The Pittsburgh Institute for Neurodegenerative Diseases takes an integrated, multidisciplinary approach to the study of neurodegenerative diseases and their mechanisms. Diseases that are studied include Parkinson’s disease, Amyotrophic Lateral Sclerosis (ALS), Huntington’s Disease, Stroke and Alzheimer’s Disease.
The vision behind the creation of PIND is because of the following statistic – it is estimated that approximately one in four Americans will suffer from a neurodegenerative disease and virtually every person will, at some point, have a family member with one of these diseases. However, the underlying mechanisms of neurodegeneration and how it leads to disease are not well understood. Because the complexity of these diseases makes it impossible for any single scientist to find the cause or cure, it was decided that a collaborative and integrated approach involving interactive groups of clinicians and scientists would be the best way to make headway toward cures. By virtue of philosophy and architecture, the Pittsburgh Institute of Neurodegenerative Diseases is a center where there are no walls between individual scientists and no barriers between basic scientific inquiry and translation of the latest findings into new treatments.
The mission of this center is to transform cutting-edge science into novel therapies and diagnostics that directly benefit individuals affected by neurodegenerative diseases. PIND’s research portfolio spans from laboratory studies of molecular and cellular mechanisms all the way to clinical trials, including gene therapy in people with Parkinson’s disease. This mission is bolstered by the integrations of clinical programs in the department of neurology, including the Alzheimer’s Disease Research Center, the Comprehensive Movement Disorders Clinic and the Muscular Dystrophy Association ALS Center. Because of this collaboration, PIND is actively engaged in clinical research, coordinating or participating in therapeutic trials in Parkinson’s disease, Alzheimer’s disease, Huntington’s disease, stroke, multiple sclerosis and ALS.

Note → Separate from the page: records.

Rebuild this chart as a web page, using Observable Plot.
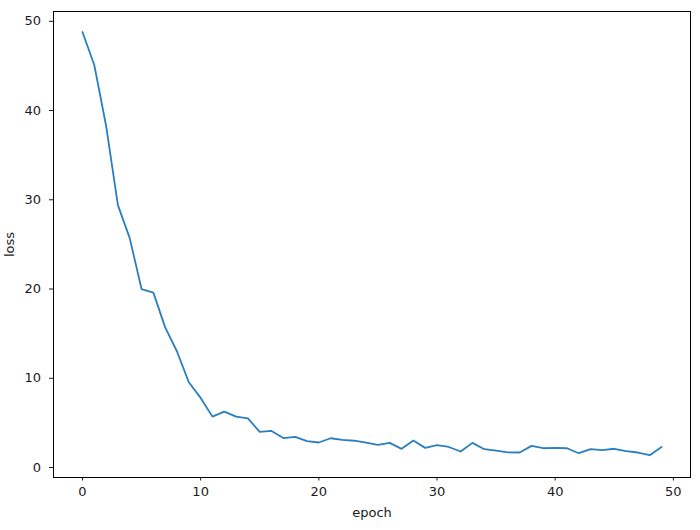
<!DOCTYPE html>
<html>
<head>
<meta charset="utf-8">
<script src="https://cdn.jsdelivr.net/npm/d3@7"></script>
<script src="https://cdn.jsdelivr.net/npm/@observablehq/plot@0.6"></script>
<style>
  html, body { margin: 0; padding: 0; background: #fff; }
  #chart svg { display: block; }
</style>
</head>
<body>
<div id="chart"></div>
<script>
const epochs = [0,1,2,3,4,5,6,7,8,9,10,11,12,13,14,15,16,17,18,19,20,21,22,23,24,25,26,27,28,29,30,31,32,33,34,35,36,37,38,39,40,41,42,43,44,45,46,47,48,49];
const loss = [48.8, 45.1, 38.3, 29.4, 25.7, 20.0, 19.6, 15.7, 13.0, 9.55, 7.8, 5.7, 6.26, 5.7, 5.5, 4.0, 4.1, 3.3, 3.43, 2.95, 2.8, 3.28, 3.1, 3.0, 2.8, 2.54, 2.76, 2.09, 3.02, 2.2, 2.5, 2.3, 1.79, 2.76, 2.05, 1.9, 1.7, 1.68, 2.42, 2.16, 2.2, 2.16, 1.6, 2.05, 1.94, 2.1, 1.83, 1.68, 1.38, 2.3];
const xTicks = [0, 10, 20, 30, 40, 50];
const yTicks = [0, 10, 20, 30, 40, 50];

const data = epochs.map((e, i) => ({epoch: e, loss: loss[i]}));

const chart = Plot.plot({
  width: 700,
  height: 530,
  marginLeft: 53,
  marginRight: 10,
  marginTop: 11,
  marginBottom: 53,
  style: {fontFamily: "DejaVu Sans", fontSize: "13px", color: "#1a1a1a", background: "#fff"},
  x: {domain: [-2.45, 51.45]},
  y: {domain: [-1.12, 51.1]},
  marks: [
    Plot.axisX(xTicks, {tickSize: 3.5, tickPadding: 5.5, label: "epoch", labelAnchor: "center", labelArrow: "none", labelOffset: 39, fontSize: 13}),
    Plot.axisY(yTicks, {tickSize: 4, tickPadding: 8.5, label: "loss", labelAnchor: "center", labelArrow: "none", labelOffset: 49, fontSize: 13}),
    Plot.line(data, {x: "epoch", y: "loss", stroke: "#2a7fc0", strokeWidth: 1.8}),
    Plot.frame({stroke: "#000", strokeWidth: 1})
  ]
});
document.getElementById("chart").appendChild(chart);
</script>
</body>
</html>
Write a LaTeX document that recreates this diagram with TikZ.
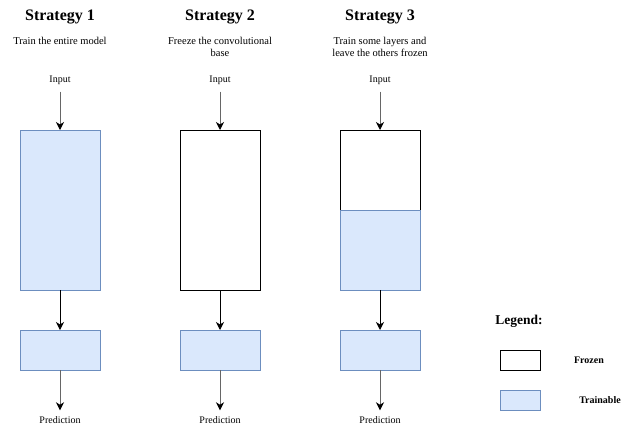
\documentclass[tikz,border=0pt]{standalone}
\usepackage{fontspec}
\setmainfont{Liberation Serif}
\usetikzlibrary{arrows.meta}
\definecolor{tfill}{HTML}{DAE8FC}
\definecolor{tline}{HTML}{6C8EBF}
\definecolor{gline}{HTML}{666666}
\begin{document}
\begin{tikzpicture}[x=1pt,y=-1pt,
  frozen/.style={draw=black,fill=white,line width=0.9pt,minimum width=80pt,inner sep=0pt,outer sep=0pt},
  trainable/.style={draw=tline,fill=tfill,line width=0.9pt,minimum width=80pt,inner sep=0pt,outer sep=0pt},
  title/.style={font=\fontsize{16}{18}\selectfont\bfseries,inner sep=0pt},
  sub/.style={font=\fontsize{10.5}{12}\selectfont,align=center,inner sep=0pt},
  lbl/.style={font=\fontsize{10}{11}\selectfont,inner sep=0pt},
  arr/.style={-{Stealth[length=8pt,width=8pt,inset=2.5pt]},line width=1pt},
  garr/.style={line width=1pt,draw=gline,-{Stealth[length=8pt,width=8pt,inset=2.5pt,color=black]}},
  legtxt/.style={font=\fontsize{10}{11}\selectfont\bfseries,inner sep=0pt}
]
\useasboundingbox (0,0) rectangle (631,431);
% titles
\node[title] (t1) at (60,17) {Strategy 1};
\node[title] (t2) at (220,17) {Strategy 2};
\node[title] (t3) at (380,17) {Strategy 3};
\node[sub] (s1) at (60,41) {Train the entire model};
\node[sub] (s2) at (220,47) {Freeze the convolutional\\base};
\node[sub] (s3) at (380,47) {Train some layers and\\leave the others frozen};
% inputs
\node[lbl] (i1) at (60,80) {Input};
\node[lbl] (i2) at (220,80) {Input};
\node[lbl] (i3) at (380,80) {Input};
% big boxes
\node[trainable,minimum height=160pt] (b1) at (60,210) {};
\node[frozen,minimum height=160pt] (b2) at (220,210) {};
\node[frozen,minimum height=80pt] (b3a) at (380,170) {};
\node[trainable,minimum height=80pt] (b3b) at (380,250) {};
% small boxes
\node[trainable,minimum height=40pt] (c1) at (60,350) {};
\node[trainable,minimum height=40pt] (c2) at (220,350) {};
\node[trainable,minimum height=40pt] (c3) at (380,350) {};
% predictions
\node[lbl] (p1) at (60,420) {Prediction};
\node[lbl] (p2) at (220,420) {Prediction};
\node[lbl] (p3) at (380,420) {Prediction};
% arrows
\foreach \i/\b in {1/b1,2/b2,3/b3a}{
  \draw[garr] ([yshift=-7pt]i\i.south) -- (\b.north);
}
\draw[arr] (b1.south) -- (c1.north);
\draw[arr] (b2.south) -- (c2.north);
\draw[arr] (b3b.south) -- (c3.north);
\foreach \i in {1,2,3}{
  \draw[garr] (c\i.south) -- ([yshift=6pt]p\i.north);
}
% legend
\node[font=\fontsize{13.5}{15}\selectfont\bfseries,inner sep=0pt] (leg) at (519,321) {Legend:};
\node[frozen,minimum width=40pt,minimum height=20pt] (lf) at (520,360) {};
\node[trainable,minimum width=40pt,minimum height=20pt] (lt) at (520,400) {};
\node[legtxt] (lft) at (589,360) {Frozen};
\node[legtxt] (ltt) at (600,400) {Trainable};
\end{tikzpicture}
\end{document}
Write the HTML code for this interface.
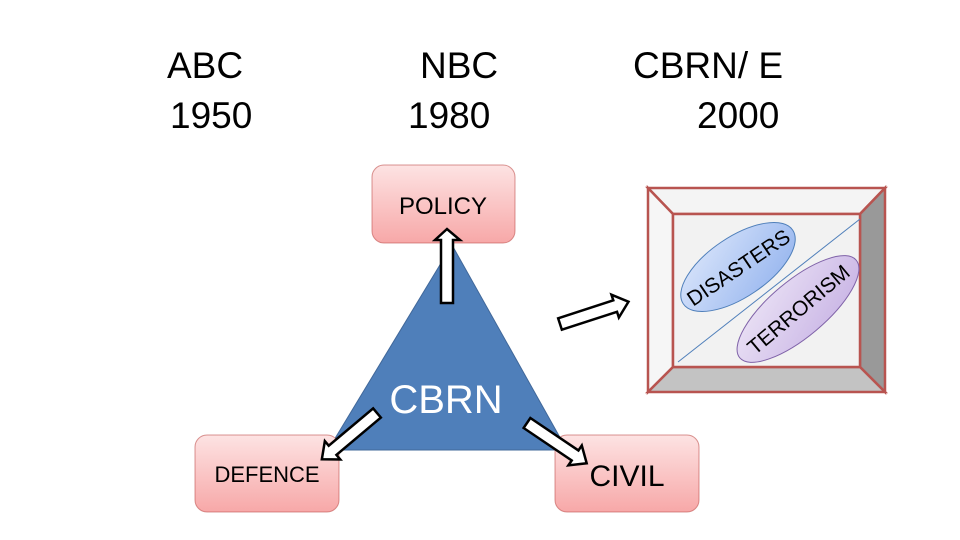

The Pittsburgh Institute for Neurodegenerative Diseases is known as a “Center Without Walls” which means it exists in an open floor plan laboratory space in order to facilitate collaboration between scientists of multiple disciplines. This technique allows a free flow of ideas between researchers. PIND is located on the seventh floor of Biomedical Science Tower 3 at the University of Pittsburgh.
PIND was established with generous one-time gifts from the Scaife Family Foundation, the DSF Charitable Foundation and UPMC. It brings together scientists from departments within the University of Pittsburgh School of Medicine, including Neurology, Neurobiology, Pharmacology, Pathology and Structural Biology.
J. Timothy Greenamyre, MD, PhD, Love Family Professor of Neurology, is the Director of the Pittsburgh Institute of Neurodegenerative Diseases.